We’ve seen firsthand that progress comes faster when experts with different perspectives are involved from the start. AI should be researched, built, and deployed by a diverse group of people to ensure that technology is inclusive and reflective of the global community, which is why our partnerships with universities and institutions like Georgia Tech are an important step toward making this a reality. This program is part of Facebook’s long-standing effort to drive diversity and inclusion within the field as we continue to support programs like the Align Master’s in Computer Science, which also seeks to expand the pipeline of people pursuing careers in computer science in the United States, and to invest in organizations such as Black in AI, LatinX in AI, and Women in ML to help contribute to a bigger and broader impact within the community. We’ve also collaborated with organizations like the African Institute for Mathematical Sciences, where Facebook funded and continues to support the African Masters of Machine Intelligence program.
Facebook has adopted a host of programs and initiatives designed to build out the pipeline of underrepresented minorities and women going into tech. We recognize that progress comes not just from sharing research and code, however. A key part of driving fairness in AI is increasing the diversity of the people working on and developing technologies too.
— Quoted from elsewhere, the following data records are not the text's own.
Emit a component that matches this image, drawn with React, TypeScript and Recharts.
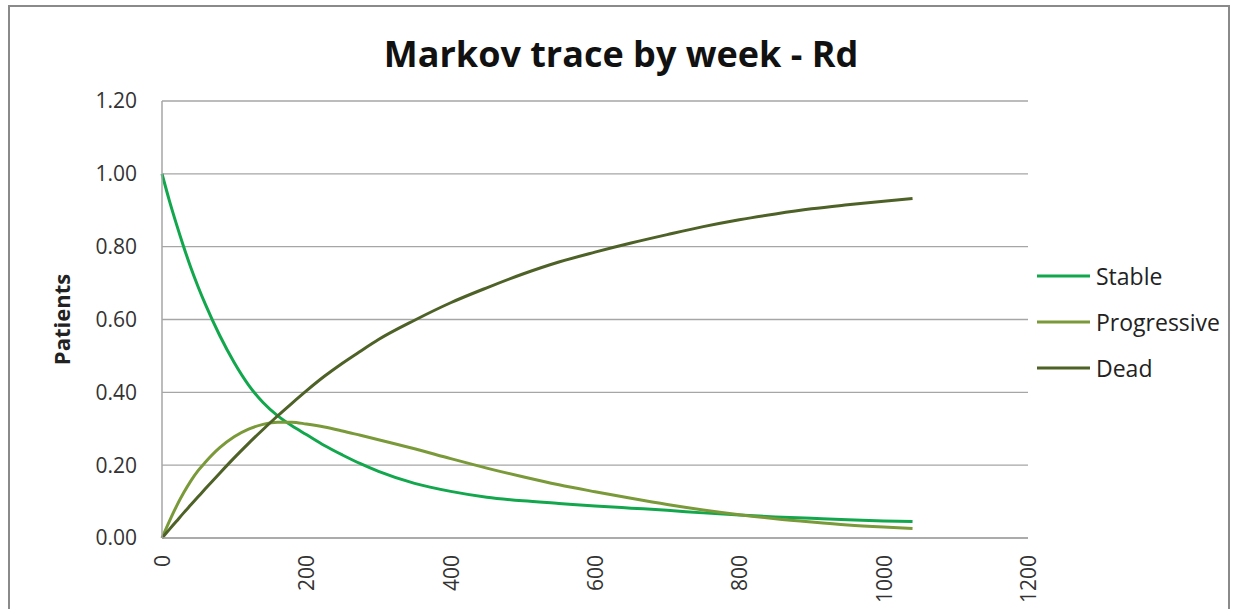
import React from 'react';
import { LineChart, Line, XAxis, YAxis, CartesianGrid, Legend } from 'recharts';

const weeks = [0, 10, 20, 30, 40, 50, 60, 80, 100, 120, 140, 160, 180, 200, 225, 250, 275, 300, 350, 400, 450, 500, 550, 600, 650, 700, 750, 800, 850, 900, 950, 1000, 1040];
const stable = [1.0, 0.928, 0.862, 0.8, 0.742, 0.69, 0.642, 0.556, 0.482, 0.42, 0.372, 0.336, 0.308, 0.284, 0.254, 0.228, 0.204, 0.183, 0.15, 0.128, 0.112, 0.102, 0.095, 0.088, 0.082, 0.076, 0.069, 0.063, 0.058, 0.054, 0.05, 0.047, 0.045];
const progressive = [0, 0.045, 0.087, 0.124, 0.157, 0.185, 0.208, 0.248, 0.278, 0.299, 0.312, 0.318, 0.318, 0.313, 0.305, 0.294, 0.282, 0.27, 0.245, 0.218, 0.192, 0.168, 0.146, 0.127, 0.109, 0.092, 0.077, 0.064, 0.053, 0.044, 0.036, 0.03, 0.026];
const dead = [0, 0.023, 0.046, 0.069, 0.091, 0.113, 0.135, 0.178, 0.22, 0.26, 0.298, 0.335, 0.37, 0.404, 0.444, 0.48, 0.513, 0.545, 0.598, 0.646, 0.687, 0.725, 0.758, 0.785, 0.81, 0.833, 0.855, 0.874, 0.89, 0.904, 0.915, 0.925, 0.932];

const seriesNames = ['Stable', 'Progressive', 'Dead'];
const seriesColors = ['#12a74c', '#7a9a3a', '#4e6127'];
const xTicks = [0, 200, 400, 600, 800, 1000, 1200];
const yTicks = [0, 0.2, 0.4, 0.6, 0.8, 1.0, 1.2];
const title = 'Markov trace by week - Rd';
const yLabel = 'Patients';

const data = weeks.map((w, i) => ({
  week: w,
  Stable: stable[i],
  Progressive: progressive[i],
  Dead: dead[i],
}));

const FONT = '"Open Sans", Lato, sans-serif';

const XTick = (props: any) => {
  const { x, y, payload } = props;
  return (
    <text
      x={x}
      y={y}
      transform={`rotate(-90, ${x}, ${y})`}
      textAnchor="end"
      dominantBaseline="central"
      fontSize={21}
      fontFamily={FONT}
      fill="#333"
    >
      {payload.value}
    </text>
  );
};

const LegendContent = (props: any) => {
  const payload = [...(props.payload || [])].sort(
    (a: any, b: any) => seriesNames.indexOf(a.value) - seriesNames.indexOf(b.value)
  );
  return (
    <div style={{ fontFamily: FONT }}>
      {payload.map((p: any) => (
        <div key={p.value} style={{ height: 46, display: 'flex', alignItems: 'center' }}>
          <svg width={60} height={10} style={{ display: 'block' }}>
            <line x1={7} y1={5} x2={60} y2={5} stroke={p.color} strokeWidth={3} />
          </svg>
          <span style={{ fontSize: 23, color: '#222', marginLeft: 6, lineHeight: '26px' }}>{p.value}</span>
        </div>
      ))}
    </div>
  );
};

export default function App() {
  return (
    <div style={{ position: 'absolute', left: 0, top: 0, width: 1236, height: 609, overflow: 'hidden', background: '#fff' }}>
      <div
        style={{
          position: 'absolute',
          left: 8,
          top: 5,
          width: 1218,
          height: 640,
          border: '2px solid #8a8a8a',
          boxSizing: 'content-box',
        }}
      />
      <div
        style={{
          position: 'absolute',
          left: 0,
          top: 33,
          width: 1242,
          textAlign: 'center',
          fontFamily: FONT,
          fontWeight: 700,
          fontSize: 36,
          lineHeight: '42px',
          color: '#111',
        }}
      >
        {title}
      </div>
      <div style={{ position: 'absolute', left: 0, top: 0 }}>
        <LineChart
          width={1236}
          height={609}
          data={data}
          margin={{ top: 101, right: 208, bottom: 11, left: 40 }}
        >
          <CartesianGrid horizontal={true} vertical={false} stroke="#a6a6a6" strokeWidth={1.3} />
          <XAxis
            dataKey="week"
            type="number"
            domain={[0, 1200]}
            ticks={xTicks}
            interval={0}
            height={60}
            tickLine={false}
            tickSize={0}
            tickMargin={17}
            axisLine={{ stroke: '#a6a6a6', strokeWidth: 1.5 }}
            tick={<XTick />}
          />
          <YAxis
            type="number"
            domain={[0, 1.2]}
            ticks={yTicks}
            interval={0}
            width={122}
            tickLine={false}
            tickSize={0}
            tickMargin={25}
            axisLine={{ stroke: '#a6a6a6', strokeWidth: 1.5 }}
            tickFormatter={(v: number) => v.toFixed(2)}
            tick={{ fontSize: 21, fontFamily: FONT, fill: '#333' }}
            label={{
              value: yLabel,
              angle: -90,
              position: 'insideLeft',
              offset: 22,
              style: { textAnchor: 'middle', fontSize: 22, fontWeight: 700, fontFamily: FONT, fill: '#222' },
            }}
          />
          <Legend
            layout="vertical"
            align="center"
            verticalAlign="middle"
            wrapperStyle={{ left: 1030, top: 253, width: 206 }}
            content={<LegendContent />}
          />
          {seriesNames.map((name, i) => (
            <Line
              key={name}
              type="monotone"
              dataKey={name}
              name={name}
              stroke={seriesColors[i]}
              strokeWidth={3}
              dot={false}
              activeDot={false}
              isAnimationActive={false}
            />
          ))}
        </LineChart>
      </div>
    </div>
  );
}
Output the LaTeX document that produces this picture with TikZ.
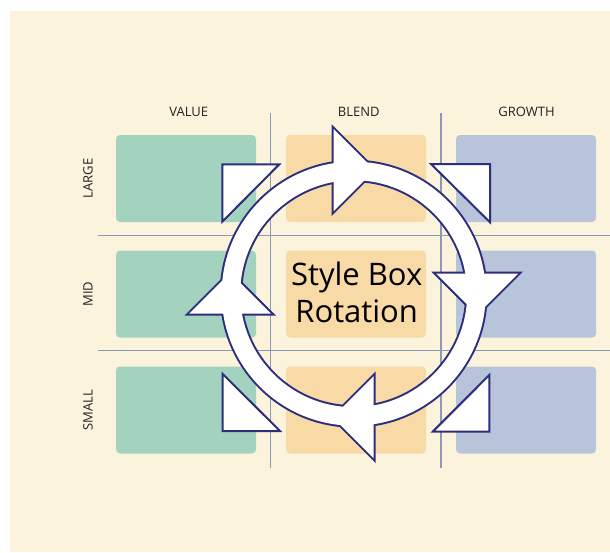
\documentclass[tikz,border=0pt]{standalone}
\usepackage{fontspec}
\setmainfont{Open Sans}
\definecolor{bgc}{HTML}{FCF3DC}
\definecolor{greenc}{HTML}{A3D3BF}
\definecolor{orangec}{HTML}{F8DAA7}
\definecolor{bluec}{HTML}{B8C4D9}
\definecolor{gridc}{HTML}{8C9AB8}
\definecolor{navyc}{HTML}{2D2D7D}
\definecolor{txtc}{HTML}{222222}
\begin{document}
\begin{tikzpicture}[x=1pt,y=-1pt,
  cell/.style={rounded corners=4pt, minimum width=140pt, minimum height=87pt, inner sep=0pt, draw=none},
  hdr/.style={font=\fontsize{13}{15}\selectfont, text=txtc, inner sep=0pt},
  gridline/.style={draw=gridc, line width=1.2pt},
  wedge/.style={draw=navyc, fill=white, line width=2pt, line join=miter},
  halo/.style={draw=navyc, line width=4pt, line join=miter},
  title/.style={font=\fontsize{31}{37.5}\selectfont, text=black, align=center, inner sep=0pt}]
\useasboundingbox (0,0) rectangle (610,552);
\fill[bgc] (9.7,11) rectangle (610,552);

% grid lines
\coordinate (v1t) at (270.7,113); \coordinate (v1b) at (270.7,467.7);
\coordinate (v2t) at (441,113);   \coordinate (v2b) at (441,467.7);
\coordinate (h1l) at (98,235.7);  \coordinate (h1r) at (610,235.7);
\coordinate (h2l) at (98,350.7);  \coordinate (h2r) at (610,350.7);
\draw[gridline] (v1t) -- (v1b);
\draw[gridline] (v2t) -- (v2b);
\draw[gridline] (h1l) -- (h1r);
\draw[gridline] (h2l) -- (h2r);

% cells
\node[cell, fill=greenc]  (gL) at (186,178.5) {};
\node[cell, fill=greenc]  (gM) at (186,294) {};
\node[cell, fill=greenc]  (gS) at (186,410) {};
\node[cell, fill=orangec] (oL) at (356,178.5) {};
\node[cell, fill=orangec] (oM) at (356,294) {};
\node[cell, fill=orangec] (oS) at (356,410) {};
\node[cell, fill=bluec]   (bL) at (526,178.5) {};
\node[cell, fill=bluec]   (bM) at (526,294) {};
\node[cell, fill=bluec]   (bS) at (526,410) {};

% headers
\node[hdr] (value)  at (188.7,111.7) {VALUE};
\node[hdr] (blend)  at (358.8,111.7) {BLEND};
\node[hdr] (growth) at (526.5,111.7) {GROWTH};
\node[hdr, rotate=90] (large) at (88,178.5) {LARGE};
\node[hdr, rotate=90] (mid)   at (88,294) {MID};
\node[hdr, rotate=90] (small) at (88,410) {SMALL};

% corner wedges
\draw[wedge] (222.3,164.3) -- (279.3,164.3) -- (222.3,221.7) -- cycle;
\draw[wedge] (431,164) -- (490,164) -- (490,222.3) -- cycle;
\draw[wedge] (222.7,374) -- (222.7,431) -- (280,431) -- cycle;
\draw[wedge] (489.3,375) -- (489.3,431.7) -- (432.7,431.7) -- cycle;

% rotating ring with arrowheads (outline of the union)
\coordinate (rc) at (353.7,293.7);
\draw[halo] (rc) circle[radius=132pt] (rc) circle[radius=113.5pt];
\draw[halo] (333.7,129.2) -- (374.7,170.2) -- (333.7,211.2) -- cycle;
\draw[halo] (436.2,273.7) -- (477.2,314.7) -- (518.2,273.7) -- cycle;
\draw[halo] (373.7,376.2) -- (332.7,417.2) -- (373.7,458.2) -- cycle;
\draw[halo] (189.2,313.7) -- (230.2,272.7) -- (271.2,313.7) -- cycle;
\fill[white, even odd rule] (rc) circle[radius=132pt] (rc) circle[radius=113.5pt];
\fill[white] (333.7,129.2) -- (374.7,170.2) -- (333.7,211.2) -- cycle;
\fill[white] (436.2,273.7) -- (477.2,314.7) -- (518.2,273.7) -- cycle;
\fill[white] (373.7,376.2) -- (332.7,417.2) -- (373.7,458.2) -- cycle;
\fill[white] (189.2,313.7) -- (230.2,272.7) -- (271.2,313.7) -- cycle;

\node[title] (ttl) at (356.7,292.5) {Style Box\\Rotation};
\end{tikzpicture}
\end{document}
That’s why we collaborate on papers with different companies, startups, institutions, and universities. Many of our own researchers are co-employed by Facebook AI and an academic institution, so leading experts don’t have to choose between different settings, kinds of impact, or types of problems to solve.
Likewise, our research scientists who split their time between Facebook, universities, and other academic institutions receive valuable firsthand insights into how academia is pushing boundaries in AI, and they offer learnings from both industry and academia to their students. This distinct perspective, in turn, helps researchers break free of conventional approaches and try bigger, bolder ideas while also teaching their students how to do the same as they begin their own careers in AI. Teaching AI together and giving more people from diverse backgrounds the skills to succeed in the field will serve us well as we continue our fight to build more inclusive and reflective technologies together.